The experience informed Cheung’s approach to capturing details and characters within agricultural settings.
“As a feature photographer, you are at times, an archaeologist looking for signs of the story, a psychologist controlling light, shadow, and framing elements together to convey a mood or attitude, and an artist to expose the beauty and core interest in a scene,” Cheung says.
Cheung’s photographs are arresting. Taken together, they succeed in capturing the large-scale ramifications of a given event or USDA program, while simultaneously expressing a sense of emotional specificity for individuals involved. For additional context, Cheung nearly always includes detailed, essay-length captions on Flickr.

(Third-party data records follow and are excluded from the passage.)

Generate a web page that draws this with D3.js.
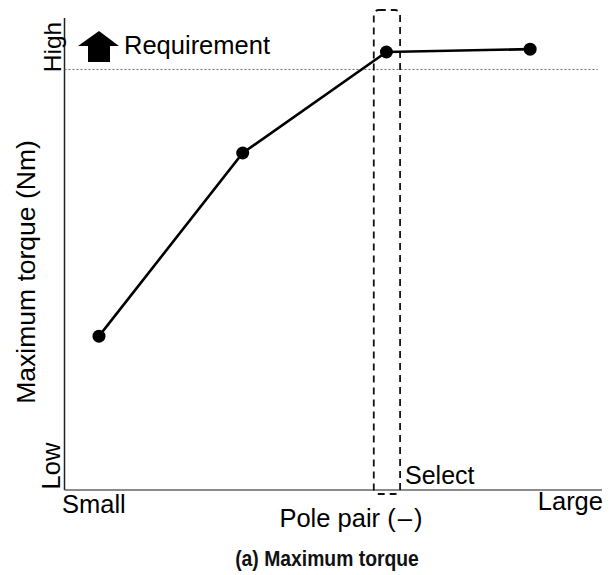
<!DOCTYPE html>
<html><head><meta charset="utf-8">
<script src="https://cdn.jsdelivr.net/npm/d3@7/dist/d3.min.js"></script>
<style>body{margin:0;background:#fff}svg{display:block}</style>
</head><body>
<script>
// Data (relative scale: 0 = Low, 100 = High)
const polePairLevels = [1, 2, 3, 4];
const maxTorque = [32.6, 71.4, 92.8, 93.4];
const requirement = 89.1;
const selectedLevel = 3;
const xTickLabels = ["Small", "Large"];
const yTickLabels = ["Low", "High"];

const W = 614, H = 575;
const svg = d3.select("body").append("svg").attr("width", W).attr("height", H);
const font = "'Liberation Sans', Arial, sans-serif";

const x = d3.scaleLinear().domain([0.76, 4.5]).range([64.5, 602]);
const y = d3.scaleLinear().domain([0, 100]).range([490, 18]);

// axes
svg.append("line").attr("x1", x(0.76)).attr("x2", x(0.76)).attr("y1", y(100)).attr("y2", y(0))
  .attr("stroke", "#222").attr("stroke-width", 1.5);
svg.append("line").attr("x1", x(0.76)).attr("x2", x(4.5)).attr("y1", y(0)).attr("y2", y(0))
  .attr("stroke", "#666").attr("stroke-width", 1.5);

// requirement dotted line
svg.append("line").attr("x1", x(0.76)).attr("x2", x(4.47)).attr("y1", y(requirement)).attr("y2", y(requirement))
  .attr("stroke", "#666").attr("stroke-width", 1).attr("stroke-dasharray", "2,2");

// select dashed box
const bx0 = x(selectedLevel - 0.088), bx1 = x(selectedLevel + 0.095);
svg.append("rect").attr("x", bx0).attr("y", 10).attr("width", bx1 - bx0).attr("height", y(0) + 4 - 10)
  .attr("rx", 5).attr("ry", 5).attr("fill", "none").attr("stroke", "#111")
  .attr("stroke-width", 1.8).attr("stroke-dasharray", "7,5");

// line + points
const pts = polePairLevels.map((p, i) => [p, maxTorque[i]]);
svg.append("path").datum(pts)
  .attr("d", d3.line().x(d => x(d[0])).y(d => y(d[1])))
  .attr("fill", "none").attr("stroke", "#000").attr("stroke-width", 2.6);
svg.selectAll("circle.pt").data(pts).join("circle")
  .attr("cx", d => x(d[0])).attr("cy", d => y(d[1])).attr("r", 6.5).attr("fill", "#000");

// arrow icon
svg.append("path").attr("d", "M99,31 L119,46 L110,46 L110,62 L88,62 L88,46 L78,46 Z").attr("fill", "#000");
svg.append("text").attr("x", 124).attr("y", 54).attr("font-family", font).attr("font-size", 25.5)
  .attr("fill", "#000").text("Requirement");

// tick labels
svg.append("text").attr("transform", "translate(61,47) rotate(-90)").attr("text-anchor", "middle")
  .attr("font-family", font).attr("font-size", 24.5).text(yTickLabels[1]);
svg.append("text").attr("transform", "translate(60,466) rotate(-90)").attr("text-anchor", "middle")
  .attr("font-family", font).attr("font-size", 25.5).text(yTickLabels[0]);
svg.append("text").attr("x", 62).attr("y", 513).attr("font-family", font).attr("font-size", 25.5).text(xTickLabels[0]);
svg.append("text").attr("x", 603).attr("y", 510).attr("text-anchor", "end").attr("font-family", font).attr("font-size", 25.5).text(xTickLabels[1]);

// axis titles
svg.append("text").attr("transform", "translate(35,272) rotate(-90)").attr("text-anchor", "middle")
  .attr("font-family", font).attr("font-size", 26.5).text("Maximum torque (Nm)");
svg.append("text").attr("x", 351).attr("y", 527).attr("text-anchor", "middle")
  .attr("font-family", font).attr("font-size", 25.5).text("Pole pair (\u200a\u2013\u200a)");

svg.append("text").attr("x", 405).attr("y", 484).attr("font-family", font).attr("font-size", 25).text("Select");

// caption
svg.append("text").attr("transform", "translate(327,566) scale(0.86,1)").attr("text-anchor", "middle")
  .attr("font-family", font).attr("font-weight", "bold").attr("fill", "#111")
  .attr("font-size", 22.5).text("(a) Maximum torque");
</script>
</body></html>
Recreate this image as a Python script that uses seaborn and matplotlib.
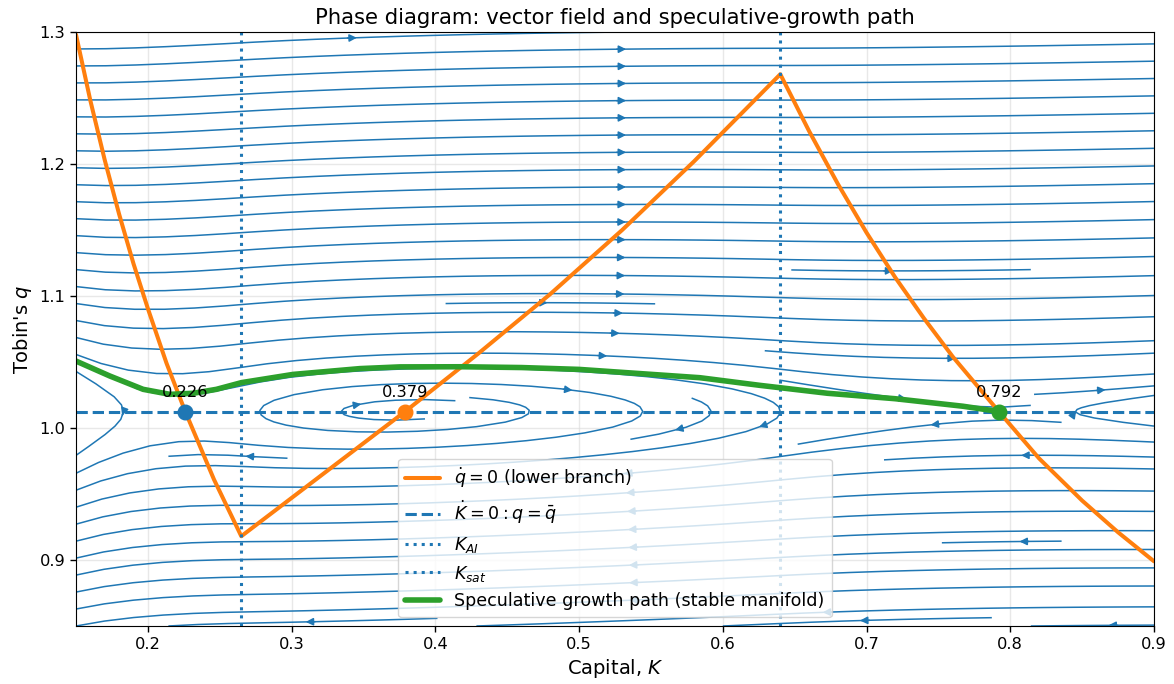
import numpy as np
import pandas as pd
import matplotlib
matplotlib.use("Agg")
import matplotlib.pyplot as plt
import seaborn as sns

# ---- data ----
K_AI = 0.265
K_sat = 0.64
q_bar = 1.0125

# q-dot = 0 nullcline (lower branch), three pieces
K_null_left = [0.15, 0.16, 0.17, 0.18, 0.19, 0.20, 0.213, 0.226, 0.246, 0.265]
q_null_left = [1.298, 1.248, 1.203, 1.162, 1.1245, 1.0905, 1.049, 1.0125, 0.961, 0.918]
K_null_mid = [0.265, 0.379, 0.43, 0.48, 0.53, 0.58, 0.64]
q_null_mid = [0.918, 1.0125, 1.0565, 1.1015, 1.150, 1.202, 1.268]
K_null_right = [0.64, 0.66, 0.68, 0.70, 0.72, 0.74, 0.76, 0.792, 0.82, 0.85, 0.875, 0.90]
q_null_right = [1.268, 1.225, 1.185, 1.148, 1.114, 1.083, 1.054, 1.0125, 0.977, 0.945, 0.921, 0.899]

# speculative growth path (stable manifold)
K_path = [0.150, 0.1735, 0.1967, 0.2153, 0.2315, 0.2477, 0.2652, 0.301, 0.3475,
          0.3754, 0.418, 0.46, 0.500, 0.5841, 0.6259, 0.6729, 0.7198, 0.767, 0.792]
q_path = [1.0507, 1.0394, 1.0293, 1.0255, 1.0263, 1.0293, 1.0344, 1.0406, 1.0450,
          1.0463, 1.0464, 1.0458, 1.0444, 1.0381, 1.0323, 1.0263, 1.0222, 1.0165, 1.0125]

# steady states
K_eq = [0.226, 0.379, 0.792]
eq_colors = ["C0", "C1", "C2"]

# vector field speeds
s_K = 2.5
c_q = 0.03

# ---- figure ----
sns.set_style("ticks")
plt.rcParams["font.family"] = ["DejaVu Sans"]
plt.rcParams["mathtext.fontset"] = "dejavusans"
for key in ["text.color", "axes.labelcolor", "xtick.color", "ytick.color", "axes.edgecolor"]:
    plt.rcParams[key] = "black"

fig = plt.figure(figsize=(11.74, 6.84), dpi=100)
ax = fig.add_axes([76 / 1174, 1 - 626 / 684, (1154 - 76) / 1174, (626 - 32) / 684])

# vector field
K_all = np.array(K_null_left + K_null_mid[1:] + K_null_right[1:])
q_all = np.array(q_null_left + q_null_mid[1:] + q_null_right[1:])
Kg = np.linspace(0.15, 0.9, 250)
qg = np.linspace(0.85, 1.3, 250)
KK, QQ = np.meshgrid(Kg, qg)
qn = np.interp(KK, K_all, q_all)
U = s_K * (QQ - q_bar) * KK
V = c_q * (QQ - qn)
ax.streamplot(KK, QQ, U, V, density=1.2, color="C0", linewidth=1.1, arrowsize=1.1)

null_df = pd.DataFrame({
    "K": K_null_left + K_null_mid + K_null_right,
    "q": q_null_left + q_null_mid + q_null_right,
})
sns.lineplot(data=null_df, x="K", y="q", ax=ax, color="C1", lw=2.9,
             estimator=None, sort=False, label=r"$\dot q = 0$ (lower branch)")
ax.axhline(q_bar, color="C0", ls="--", lw=2.2, label=r"$\dot K = 0: q = \bar q$")
ax.axvline(K_AI, color="C0", ls=":", lw=2.2, label=r"$K_{AI}$")
ax.axvline(K_sat, color="C0", ls=":", lw=2.2, label=r"$K_{sat}$")
path_df = pd.DataFrame({"K": K_path, "q": q_path})
sns.lineplot(data=path_df, x="K", y="q", ax=ax, color="C2", lw=4,
             estimator=None, sort=False,
             label="Speculative growth path (stable manifold)")

for k, c in zip(K_eq, eq_colors):
    ax.plot([k], [q_bar], "o", color=c, ms=10.5, zorder=5)
    ax.annotate(f"{k:.3f}", (k, q_bar), textcoords="offset points", xytext=(0, 8),
                ha="center", va="bottom", fontsize=11.7, zorder=6)

ax.set_xlim(0.15, 0.9)
ax.set_ylim(0.85, 1.3)
ax.set_xticks([0.2, 0.3, 0.4, 0.5, 0.6, 0.7, 0.8, 0.9])
ax.set_yticks([0.9, 1.0, 1.1, 1.2, 1.3])
ax.tick_params(labelsize=11.7, direction="out", length=4.2, width=1, color="black")
ax.grid(True, color="0.85", alpha=0.6, lw=1)
for sp in ax.spines.values():
    sp.set_visible(True)
    sp.set_color("black")
ax.set_xlabel("Capital, $K$", fontsize=14)
ax.set_ylabel("Tobin's $q$", fontsize=14)
ax.set_title("Phase diagram: vector field and speculative-growth path", fontsize=15.2)
ax.legend(loc="lower center", fontsize=12.6, framealpha=0.8)

fig.savefig("out.png", dpi=100)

“We have to assume that the photos that we’re presenting out there may be our only contact with a person,” he says. “I’m always compelled to put enough out there so that they may find some points of interest and make a connection. If they really want more knowledge, it hopefully draws them to usda.gov—especially the producers and farmers, ranchers, and the rural community, and taxpayers.”
When he’s not on the ground, Cheung also spends a significant part of his week documenting the work of Secretary of Agriculture Sonny Perdue.
“What our secretary does is news in and of itself. So whenever you’re assigned to one of his meetings, we’ll do everything we can to visually convey the tone and tenor of the discussions,” he explains. “Meeting photos are shot in a way to give the viewer a sense of being right there by the table with Secretary Perdue.”
At the end of the day, for Cheung, photography is about building connections—within rural communities, between the USDA and farmers, between eaters and producers, and so forth. All of those relationships are largely contingent on establishing trust with the subject at hand.
“[The challenge] is trying to get to the core of what it is that they want to talk about and then show that visually with the time allowed,” Cheung says. “It is often more than just the farm, ranch, dairy, forest, laboratory, rural community, college, or small business; it is who they are as a person, the common, day-in-the-life stuff that connects with other people.”
Soon, he’ll fly to El Paso, Texas, to photograph a ceremony marking the eradication of the pink bollworm—an invasive species that has plagued cotton farmers for decades. With time, photos of the event will get uploaded onto USDA’s Flickr. From there, people will be able to look at photos of the event and producers will be able to learn about the history of the pest. Maybe a newsroom will even download it and feature it in a story about invasive species one day.